Heimat ist da, wo man sich wohlfühlt. Mit den Menschen, die ich hier kennengelernt habe, war es für mich nie ein Ansinnen, hier wegzugehen. Ich bin viel herumgekommen, hatte aber meine Wurzeln immer hier. Ich finde es hier auch toll. Sehr umgängliche Menschen, freundschaftlich verbandelt und es ist ‚Heimat‘. Von daher würde ich mir schwertun, die Heimat zu verlassen. Ich hatte das große Glück, dass ich von diesem ‚Heimatstützpunkt‘ auch in der Welt unterwegs war und andere Kulturen, Menschen und Länder kennengelernt habe. Jeder Mensch, jeder Landstrich hat etwas für sich. Ich fühle mich hier wohl – ich glaube, das ist das Entscheidende.

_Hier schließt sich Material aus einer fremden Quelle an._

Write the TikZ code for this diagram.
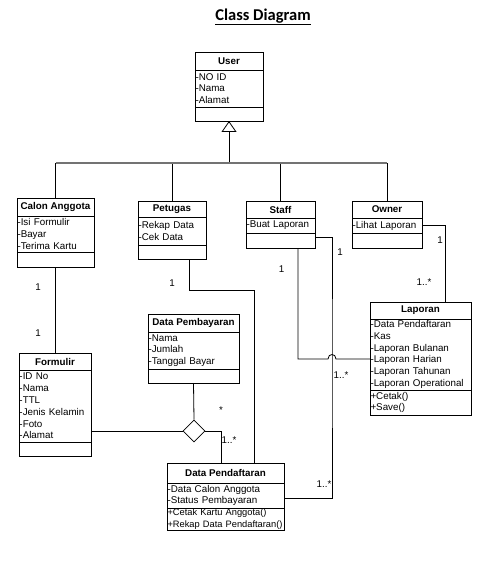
\documentclass[tikz,border=0pt]{standalone}
\usepackage{fontspec}
\setmainfont{Liberation Sans}
\newfontfamily\titlefont{Carlito}
\usetikzlibrary{positioning,arrows.meta,shapes.geometric}

\tikzset{
  cname/.style={draw, line width=0.8pt, font=\fontsize{9.8}{11.8}\selectfont\bfseries, inner sep=0pt, outer sep=0pt},
  cpart/.style={draw, line width=0.8pt, font=\fontsize{9.8}{11.8}\selectfont, align=left,
    inner xsep=0.5pt, inner ysep=0pt, outer sep=0pt, below=0pt of #1},
  mult/.style={font=\fontsize{9.8}{11.8}\selectfont, inner sep=0pt},
  link/.style={line width=0.8pt},
  busline/.style={line width=1.6pt, draw=black!55},
}

\begin{document}
\begin{tikzpicture}[x=1pt, y=-1pt]
  \useasboundingbox (0,0) rectangle (498,564);
  \node[font=\titlefont\fontsize{16.5}{18}\selectfont\bfseries] (title) at (263,17) {\underline{Class Diagram}};

  % User
  \node[cname, minimum width=68pt, minimum height=18pt] (user) at (229,61) {User};
  \node[cpart=user, text width=67pt, minimum height=37pt] (userA) {-NO ID\\-Nama\\-Alamat};
  \node[cpart=userA, text width=67pt, minimum height=14pt] (userM) {};

  % Calon Anggota
  \node[cname, minimum width=77pt, minimum height=18pt] (calon) at (55.5,207) {Calon Anggota};
  \node[cpart=calon, text width=76pt, minimum height=36pt] (calonA) {-Isi Formulir\\-Bayar\\-Terima Kartu};
  \node[cpart=calonA, text width=76pt, minimum height=15pt] (calonM) {};

  % Petugas
  \node[cname, minimum width=68pt, minimum height=16pt] (petugas) at (172,209) {Petugas};
  \node[cpart=petugas, text width=67pt, minimum height=28pt] (petugasA) {-Rekap Data\\-Cek Data};
  \node[cpart=petugasA, text width=67pt, minimum height=14pt] (petugasM) {};

  % Staff
  \node[cname, minimum width=69pt, minimum height=17pt] (staff) at (280.5,209.5) {Staff};
  \node[cpart=staff, text width=68pt, minimum height=15pt] (staffA) {-Buat Laporan};
  \node[cpart=staffA, text width=68pt, minimum height=15pt] (staffM) {};

  % Owner
  \node[cname, minimum width=70pt, minimum height=17pt] (owner) at (387,209.5) {Owner};
  \node[cpart=owner, text width=69pt, minimum height=15pt] (ownerA) {-Lihat Laporan};
  \node[cpart=ownerA, text width=69pt, minimum height=15pt] (ownerM) {};

  % Laporan
  \node[cname, minimum width=101pt, minimum height=17pt] (laporan) at (420.5,310.5) {Laporan};
  \node[cpart=laporan, text width=100pt, minimum height=71pt] (laporanA) {-Data Pendaftaran\\-Kas\\-Laporan Bulanan\\-Laporan Harian\\-Laporan Tahunan\\-Laporan Operational};
  \node[cpart=laporanA, text width=100pt, minimum height=25pt] (laporanM) {+Cetak()\\+Save()};

  % Formulir
  \node[cname, minimum width=72pt, minimum height=17pt] (formulir) at (55,361.5) {Formulir};
  \node[cpart=formulir, text width=71pt, minimum height=72pt] (formulirA) {-ID No\\-Nama\\-TTL\\-Jenis Kelamin\\-Foto\\-Alamat};
  \node[cpart=formulirA, text width=71pt, minimum height=14pt] (formulirM) {};

  % Data Pembayaran
  \node[cname, minimum width=91pt, minimum height=18pt] (dpemb) at (193.5,323) {Data Pembayaran};
  \node[cpart=dpemb, text width=90pt, minimum height=37pt] (dpembA) {-Nama\\-Jumlah\\-Tanggal Bayar};
  \node[cpart=dpembA, text width=90pt, minimum height=14pt] (dpembM) {};

  % Data Pendaftaran
  \node[cname, minimum width=117pt, minimum height=20pt] (dpend) at (225.5,473) {Data Pendaftaran};
  \node[cpart=dpend, text width=116pt, minimum height=25pt] (dpendA) {-Data Calon Anggota\\-Status Pembayaran};
  \node[cpart=dpendA, text width=116pt, minimum height=22pt, font=\fontsize{9.3}{11.8}\selectfont] (dpendM) {\mbox{+Cetak Kartu Anggota()}\\\mbox{+Rekap Data Pendaftaran()}};

  % generalisation
  \coordinate (bus) at (229,163);
  \draw[link, -{Triangle[open, length=11pt, width=15pt]}] (bus) -- (userM.south);
  \draw[link] (calon.north) -- (calon.north |- bus);
  \draw[link] (petugas.north) -- (petugas.north |- bus);
  \draw[link] (staff.north) -- (staff.north |- bus);
  \draw[link] (owner.north) -- (owner.north |- bus);
  \draw[busline] (calon.north |- bus) -- (owner.north |- bus);

  % associations
  \draw[link] (calonM.south) -- (calonM.south |- formulir.north);
  \draw[link] ([xshift=17pt]petugasM.south) -- ++(0,31) -| ([xshift=28.5pt]dpend.north);
  \draw[link] (ownerA.east) -| ([xshift=25pt]laporan.north);

  \coordinate (hop) at (332,359);
  \coordinate (dpR) at ([yshift=-2.5pt]dpendA.east);
  \draw[link] ([xshift=17.5pt]staffM.south) |- ([xshift=-4pt]hop)
    .. controls ([xshift=-4pt, yshift=6pt]hop) and ([xshift=4pt, yshift=6pt]hop) .. ([xshift=4pt]hop)
    -- (laporanA.west |- hop);
  \draw[link] ([yshift=3.5pt]staffM.east) -| (hop) -- (hop |- dpR) -- (dpR);

  % aggregation
  \node[diamond, draw, link, inner sep=0pt, minimum width=22pt, minimum height=22pt] (agg) at (194,431) {};
  \draw[link] (dpembM.south) -- (agg.north);
  \draw[link] (agg.west) -- (agg.west -| formulirA.east);
  \draw[link] (agg.east) -| ([xshift=-4.5pt]dpend.north);

  % multiplicities
  \node[mult] (mCalon) at (38,287) {1};
  \node[mult] (mForm) at (38,333) {1};
  \node[mult] (mPetugas) at (172,283) {1};
  \node[mult] (mStaffL) at (281.5,269) {1};
  \node[mult] (mStaffR) at (340,252) {1};
  \node[mult] (mOwner) at (440,240) {1};
  \node[mult] (mLapO) at (424,282) {1..*};
  \node[mult] (mLapS) at (341,375) {1..*};
  \node[mult] (mPemb) at (221,410) {*};
  \node[mult] (mPendA) at (229,440) {1..*};
  \node[mult] (mPendS) at (324,484) {1..*};
\end{tikzpicture}
\end{document}
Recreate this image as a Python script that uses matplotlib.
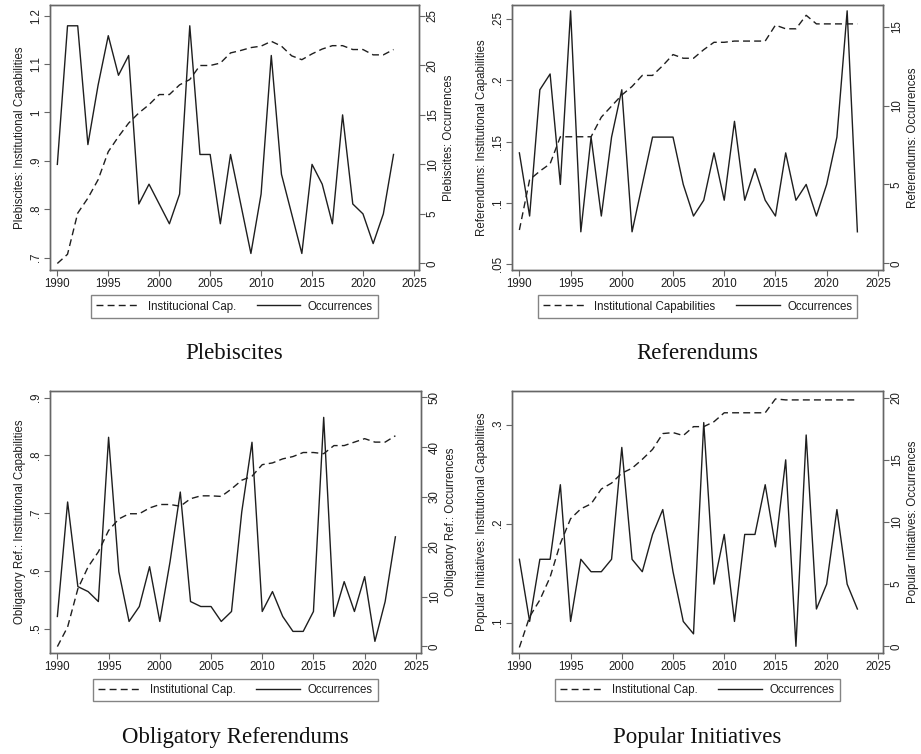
import matplotlib
matplotlib.use("Agg")
import matplotlib.pyplot as plt
from matplotlib.ticker import FuncFormatter

plt.rcParams['font.family'] = ['Liberation Sans', 'DejaVu Sans']

years = list(range(1990, 2024))

# Plebiscites
pleb_cap = [0.688, 0.707, 0.792, 0.823, 0.861, 0.919, 0.950, 0.978, 0.999, 1.016,
            1.037, 1.037, 1.057, 1.068, 1.097, 1.097, 1.102, 1.123, 1.128, 1.134,
            1.137, 1.147, 1.137, 1.117, 1.109, 1.121, 1.131, 1.138, 1.138, 1.130,
            1.130, 1.119, 1.119, 1.130]
pleb_occ = [10, 24, 24, 12, 18, 23, 19, 21, 6, 8, 6, 4, 7, 24, 11, 11, 4, 11, 6, 1,
            7, 21, 9, 5, 1, 10, 8, 4, 15, 6, 5, 2, 5, 11]

# Referendums
ref_cap = [0.078, 0.119, 0.126, 0.132, 0.154, 0.154, 0.154, 0.154, 0.170, 0.179,
           0.188, 0.195, 0.204, 0.204, 0.212, 0.221, 0.218, 0.218, 0.225, 0.231,
           0.231, 0.232, 0.232, 0.232, 0.232, 0.245, 0.242, 0.242, 0.253, 0.246,
           0.246, 0.246, 0.246, 0.246]
ref_occ = [7, 3, 11, 12, 5, 16, 2, 8, 3, 8, 11, 2, 5, 8, 8, 8, 5, 3, 4, 7,
           4, 9, 4, 6, 4, 3, 7, 4, 5, 3, 5, 8, 16, 2]

# Obligatory referendums
obl_cap = [0.469, 0.503, 0.569, 0.607, 0.633, 0.670, 0.690, 0.699, 0.699, 0.709,
           0.715, 0.715, 0.712, 0.725, 0.730, 0.730, 0.729, 0.742, 0.757, 0.764,
           0.784, 0.787, 0.794, 0.798, 0.805, 0.805, 0.803, 0.817, 0.817, 0.823,
           0.829, 0.823, 0.823, 0.834]
obl_occ = [6, 29, 12, 11, 9, 42, 15, 5, 8, 16, 5, 17, 31, 9, 8, 8, 5, 7, 27, 41,
           7, 11, 6, 3, 3, 7, 46, 6, 13, 7, 14, 1, 9, 22]

# Popular initiatives
pop_cap = [0.075, 0.106, 0.123, 0.146, 0.180, 0.205, 0.215, 0.220, 0.235, 0.241,
           0.251, 0.256, 0.265, 0.275, 0.291, 0.292, 0.289, 0.298, 0.298, 0.303,
           0.312, 0.312, 0.312, 0.312, 0.312, 0.326, 0.325, 0.325, 0.325, 0.325,
           0.325, 0.325, 0.325, 0.325]
pop_occ = [7, 2, 7, 7, 13, 2, 7, 6, 6, 7, 16, 7, 6, 9, 11, 6, 2, 1, 18, 5,
           9, 2, 9, 9, 13, 8, 15, 0, 17, 3, 5, 11, 5, 3]

W, H = 921, 754
DARK = '#1e1e1e'
FRAME = '#666666'


def box(l, t, r, b):
    return [l / W, 1 - b / H, (r - l) / W, (b - t) / H]


def strip_zero(v, pos):
    s = '{:g}'.format(round(v, 4))
    if s.startswith('0.'):
        s = s[1:]
    return s


def panel(fig, rect, cap, occ, name, title, cap_label, ylims, yticks, occ_lims, occ_ticks,
          legend_y, title_y):
    ax = fig.add_axes(box(*rect))
    ax2 = ax.twinx()
    l1, = ax.plot(years, cap, color=DARK, lw=1.0, dashes=(5, 3))
    l2, = ax2.plot(years, occ, color=DARK, lw=1.0)

    ax.set_xlim(1989.28, 2025.5)
    ax.set_xticks(range(1990, 2026, 5))
    ax.set_ylim(*ylims)
    ax.set_yticks(yticks)
    ax.yaxis.set_major_formatter(FuncFormatter(strip_zero))
    ax2.set_ylim(*occ_lims)
    ax2.set_yticks(occ_ticks)

    ax.set_ylabel(name + ': Institutional Capabilities', fontsize=8.3, color=DARK, labelpad=3)
    ax2.set_ylabel(name + ': Occurrences', fontsize=8.3, color=DARK, rotation=90, labelpad=3)

    for a in (ax, ax2):
        for sp in a.spines.values():
            sp.set_color(FRAME)
            sp.set_linewidth(1.0)
        a.tick_params(length=4, width=0.8, color=FRAME, labelsize=8.3, labelcolor=DARK, pad=2)
    for lbl in ax.get_yticklabels() + ax2.get_yticklabels():
        lbl.set_rotation(90)
        lbl.set_va('center')
        lbl.set_ha('center')
    ax.tick_params(axis='y', pad=6)
    ax2.tick_params(axis='y', pad=6)

    cx = (rect[0] + rect[2]) / 2 / W
    leg = ax.legend([l1, l2], [cap_label, 'Occurrences'], loc='center',
                    bbox_to_anchor=(cx, 1 - legend_y / H), bbox_transform=fig.transFigure,
                    ncol=2, fontsize=8.3, frameon=True, fancybox=False, edgecolor=FRAME,
                    handlelength=3.8, columnspacing=1.8, handletextpad=0.65,
                    borderpad=0.45, labelcolor=DARK)
    leg.get_frame().set_linewidth(1.0)
    fig.text(cx, 1 - title_y / H, title, ha='center', va='center',
             family=['Liberation Serif', 'DejaVu Serif'], fontsize=16.5, color='#111111')


fig = plt.figure(figsize=(9.21, 7.54), dpi=100)

panel(fig, (50, 5, 419, 270), pleb_cap, pleb_occ, 'Plebiscites', 'Plebiscites',
      'Institucional Cap.',
      (0.6745, 1.222), [0.7, 0.8, 0.9, 1.0, 1.1, 1.2], (-0.67, 26.1), range(0, 26, 5),
      306.5, 354)
panel(fig, (512, 5, 883, 270), ref_cap, ref_occ, 'Referendums', 'Referendums',
      'Institutional Capabilities',
      (0.0454, 0.2614), [0.05, 0.1, 0.15, 0.2, 0.25], (-0.42, 16.37), range(0, 16, 5),
      306.5, 354)
panel(fig, (50, 391, 421, 653), obl_cap, obl_occ, 'Obligatory Ref.', 'Obligatory Referendums',
      'Institutional Cap.',
      (0.4579, 0.9115), [0.5, 0.6, 0.7, 0.8, 0.9], (-1.34, 51.3), range(0, 51, 10),
      690.0, 738)
panel(fig, (512, 391, 883, 653), pop_cap, pop_occ, 'Popular Initiatives', 'Popular Initiatives',
      'Institutional Cap.',
      (0.0694, 0.334), [0.1, 0.2, 0.3], (-0.54, 20.54), range(0, 21, 5),
      690.0, 738)

fig.savefig('out.png', dpi=100, facecolor='white')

Konnten Sie das Wissen aus einem ihrer drei Lebensbereiche auch in einem anderen nutzen? Und wie haben Sie es geschafft, alles unter einen Hut zu bringen?
Ich glaube, das macht man ganz automatisch. Man geht ja nicht aus dem einen Raum heraus und lässt das, was man kennen und schätzen gelernt hat, dort wie in einem Rucksack zurück. Das saugt man ja alles auf. Umgang mit unterschiedlichen Menschen in unterschiedlichen emotionalen Lagen hat man ja überall. Kommunizieren, Entscheidungen treffen und sich die Wirkungen der Entscheidungen überlegen macht man ja durchgehend in allen Welten. Je mehr man das macht, desto mehr Lebenssouveränität gewinnt man. Ich kann sowohl im Beruf von den Dingen profitieren, die ich auf dem Spielfeld gelernt habe, als auch umgekehrt. Da ist ein großer Rucksack an Lebenssouveränität entstanden, den ich immer dabeihabe. Auch heute, hier! (lacht)
Nicht, weil Tübingen nicht das richtige Studienfach hatte. Ich glaube, Tübingen ist als Studienort wirklich interessant. Allein schon von der Stadt her, vom Umland. Tübingen hat auch einen sehr guten Ruf in vielen Studiengängen. Dort wird viel bewegt. Es hat etwas, ein besonderes Flair. Für Tübingen hat es zum Studium nie gereicht, da war ich auf anderen Spuren unterwegs.
Abschließend noch eine Frage: Mit drei Söhnen zuhause – Müssen Sie da manchmal auch noch „Schiedsrichter“ sein?
Nein, das regeln wir mit Taschengeldentzug und Stubenarrest! (lacht) Nein, das müssen wir nicht. Das ist völlig normal, dass man Zuhause auch Grenzen auslotet. Auch die dürfen über die Stränge schlagen, aber das ist alles so, dass wir das gemeinsam im Griff haben.